Abone olİzmir'in Bayraklı ilçesinde adam yaralamaktan gözaltına alındıktan sonra karakolun nezarethanesinde bir polisin tabancasını kapıp intihar ettiği öne sürülen Abdurrahman Sözen'in ölümüyle ilgili soruşturmayı yürüten Cumhuriyet Savcısı, silahın sahibi polis memuru hakkında "kovuşturmaya yer olmadığına" karar verdi.
Alınan bilgiye göre Cumhuriyet Savcısı Nazan Pekcan, Gümüşpala Polis Merkezinde 21 Temmuz 2009 tarihinde meydana gelen olayla ilgili soruşturmasını tamamladı.
Soruşturma evrakı, tanık anlatımları, olay yeri inceleme ve otopsi raporları sonucunda anlatımlarını değerlendirerek, "Kovuşturmaya yer olmadığı" yönünde karar veren Cumhuriyet Savcısı, adam yaralamaktan dolayı gözaltında bulunan Abdurrahman Sözen'in polis memurlarından su istediğini, polis memuru C.K'nin, yaralama olayına karıştığı öne sürülen şüphelinin el svaplarının alınacağı gerekçesiyle su şişesini kendisine vermeden Sözen'e parmaklıkların ardından şişeyi ağzına dayayarak su içirdiğini belirterek, hazırladığı raporda şu ifadelere yer verdi:
"Bu esnada ani bir hareketle maktulün, şüpheli polis memurunun belindeki silahı çıkarıp öncelikle doldur boşalt yaptığı, 'Silahın da bozukmuş" diye seslendiği, tanık beyanlarına göre silahını bir anda kaptıran şüphelinin ani bir refleksle gözlem odasına yaklaşık 5 metre 20 santimetre uzaklıktaki karakol garaj kapısına doğru kaçarken bir tarafından da "Aptallık etme, silahı geri ver' diyerek seslendiği, diğer polis memurlarına da 'Silahı kaptı, tehlikeli olabilir' diyerek uyardığı, Maktulun şüphelinin silahını almasının akabinde doldur boşalt işleminden sonra birkaç saniye arayla 2 el ateş ettiği, bu atışlardan bir tanesinin karakol gözlem odasının karşısına rastgelen idari kısma ait kapıya saplandığı, 2. atışın maktulun şakağına dayadığı, tabancayı ateşlemesi sonucunda sağ şakağından girerek maktulun ölümüne sebebiyet verdiği.."
Kararda, Abdurrahman Sözen'in ölümüne neden olan atışın "bitişik atış" mesafesinden yapıldığının tespit edildiği belirtildi.
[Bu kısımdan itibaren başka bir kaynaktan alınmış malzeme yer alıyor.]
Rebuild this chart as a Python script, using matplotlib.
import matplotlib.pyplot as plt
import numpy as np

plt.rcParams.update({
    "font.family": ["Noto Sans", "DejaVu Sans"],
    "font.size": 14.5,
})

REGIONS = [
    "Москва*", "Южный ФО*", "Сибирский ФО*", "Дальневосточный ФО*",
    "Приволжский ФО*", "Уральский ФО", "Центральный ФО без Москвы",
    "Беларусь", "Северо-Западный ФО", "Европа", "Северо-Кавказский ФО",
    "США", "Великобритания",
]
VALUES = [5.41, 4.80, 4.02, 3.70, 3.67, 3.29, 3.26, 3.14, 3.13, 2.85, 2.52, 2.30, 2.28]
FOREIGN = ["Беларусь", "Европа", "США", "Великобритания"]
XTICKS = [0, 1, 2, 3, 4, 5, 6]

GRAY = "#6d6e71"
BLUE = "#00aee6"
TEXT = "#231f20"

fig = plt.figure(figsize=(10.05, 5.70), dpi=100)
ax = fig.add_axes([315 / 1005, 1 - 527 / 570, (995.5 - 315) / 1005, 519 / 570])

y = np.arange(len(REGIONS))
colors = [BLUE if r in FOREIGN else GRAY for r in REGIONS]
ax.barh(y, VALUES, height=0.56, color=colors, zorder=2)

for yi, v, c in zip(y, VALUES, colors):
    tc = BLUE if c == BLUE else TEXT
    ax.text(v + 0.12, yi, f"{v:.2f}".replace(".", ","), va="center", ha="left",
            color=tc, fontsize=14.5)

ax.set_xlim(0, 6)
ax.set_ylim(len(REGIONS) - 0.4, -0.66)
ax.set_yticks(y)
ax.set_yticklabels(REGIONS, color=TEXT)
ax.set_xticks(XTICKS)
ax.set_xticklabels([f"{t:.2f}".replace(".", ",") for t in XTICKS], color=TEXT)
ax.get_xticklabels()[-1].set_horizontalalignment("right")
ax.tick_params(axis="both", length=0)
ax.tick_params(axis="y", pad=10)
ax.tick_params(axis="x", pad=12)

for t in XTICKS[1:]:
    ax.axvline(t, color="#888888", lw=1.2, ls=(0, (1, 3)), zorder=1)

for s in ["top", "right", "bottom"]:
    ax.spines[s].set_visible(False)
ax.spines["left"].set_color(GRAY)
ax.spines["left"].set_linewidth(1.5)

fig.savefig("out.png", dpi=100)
Sözen'in tırnaklarında yapılan moleküler ve genetik incelemede başka DNA profiline rastlanmadığı kaydedildi.
Silahın takılı olduğu deri muhafazaya ilişkin İzmir Kriminal Polis Laboratuvarı ekspertiz raporuna göre de kilitleme kopçasının kilitli vaziyetteyken çekildiğinde kolaylıkla açılabildiğinin belirtildiği, şüpheli polis memurunun da birçok kez Levazım Müdürlüğüne başvurarak değiştirilmesi yönünde talepte bulunduğunu iddia ettiği bildirildi.
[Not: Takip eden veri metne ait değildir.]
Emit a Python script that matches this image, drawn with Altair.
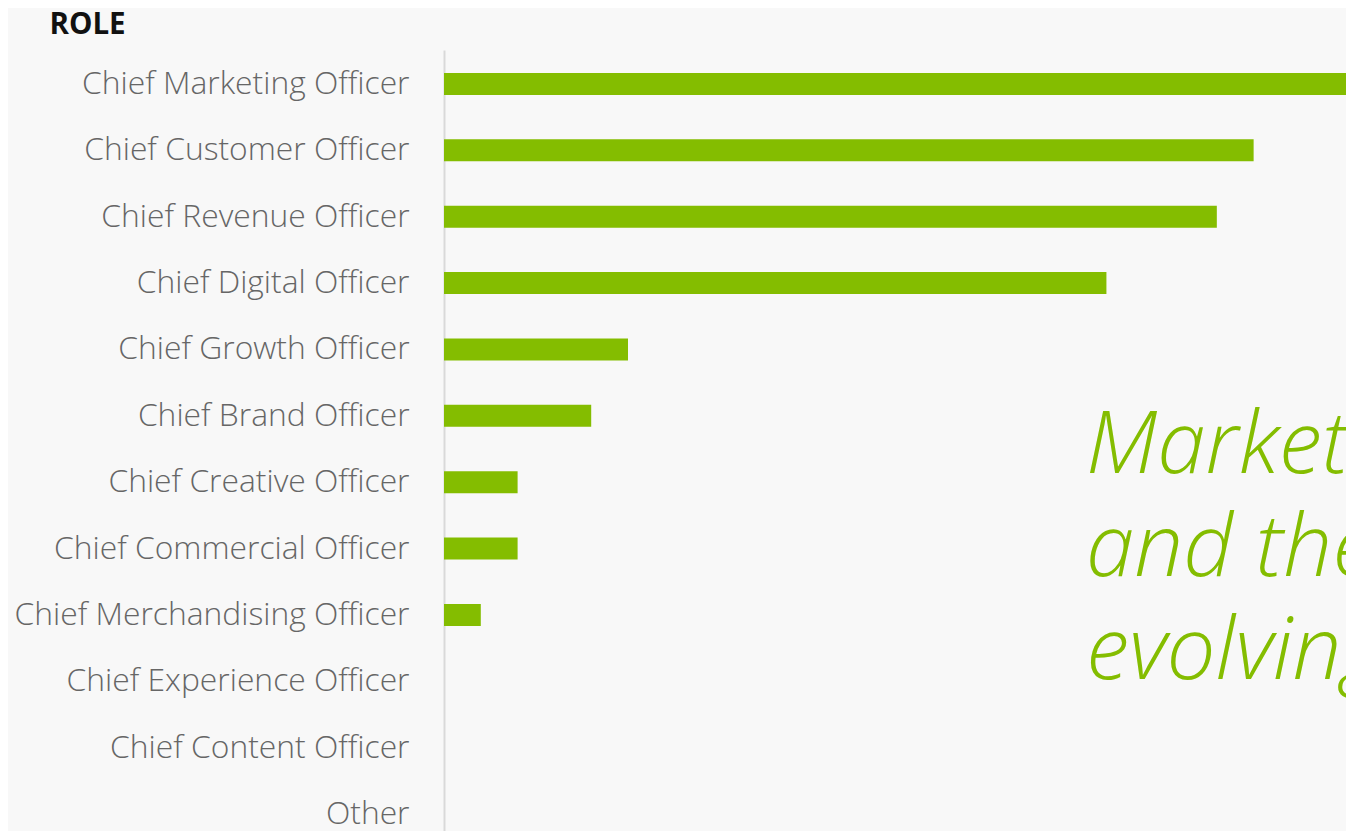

Kararın sonuç bölümündeyse şu ifadelere yer verildi: "Ölenin, şüpheli polis memurunun silahını kendisine su içirdiği esnada aniden çekerek intihar ettiği, olayın meydana gelmesinde polis memuru şüpheliye atfi kabil kusur, suç ve suçluluk halinin bulunmadığı, idari yönden İçişleri Bakanlığı müfettişlerince soruşturma yapılmasının şüphelinin üzerine atılı suçun unsurları bakımından oluştuğu anlamına gelmediği, olayın tamamen ölenin kendi davranışından kaynaklandığı anlaşılmaktadır."
Karara tepki
Diğer yandan Abdurrahman Sözen'in babası Şeyhmuz Sözen, karara şaşırdığını belirterek, "Oğlumu 20 dakika içinde kaybettiler. Hepsinden şikayetçiyim. Gerekirse Avrupa İnsan Hakları Mahkemesine kadar gideceğiz. Biz kesinlikle bunu kabul etmiyoruz" dedi.
Avukatları Nezahat Paşa Bayraktar ise karara itiraz edeceklerini bildirerek, "İtirazımızı Karşıyaka Ağır Ceza Mahkemesine yapacağız. En azından ihmalden dava açılmasını bekliyorduk" diye konuştu.
Ailenin, kararın tebliğinden itibaren 15 gün içinde Karşıyaka Ağır Ceza Mahkemesine itiraz hakkı bulunuyor.
İzmir'in Bayraklı ilçesinde, 21 Temmuz 2009'da adam yaralamak suçundan gözaltına alınan Abdurrahman Sözen'in nezarethanede "su istediği" polisin tabancasını alarak intihar ettiği iddia edilmişti.
Ailesi ise oğullarının kötü muamele edilerek gözaltına alındığını ileri sürmüştü.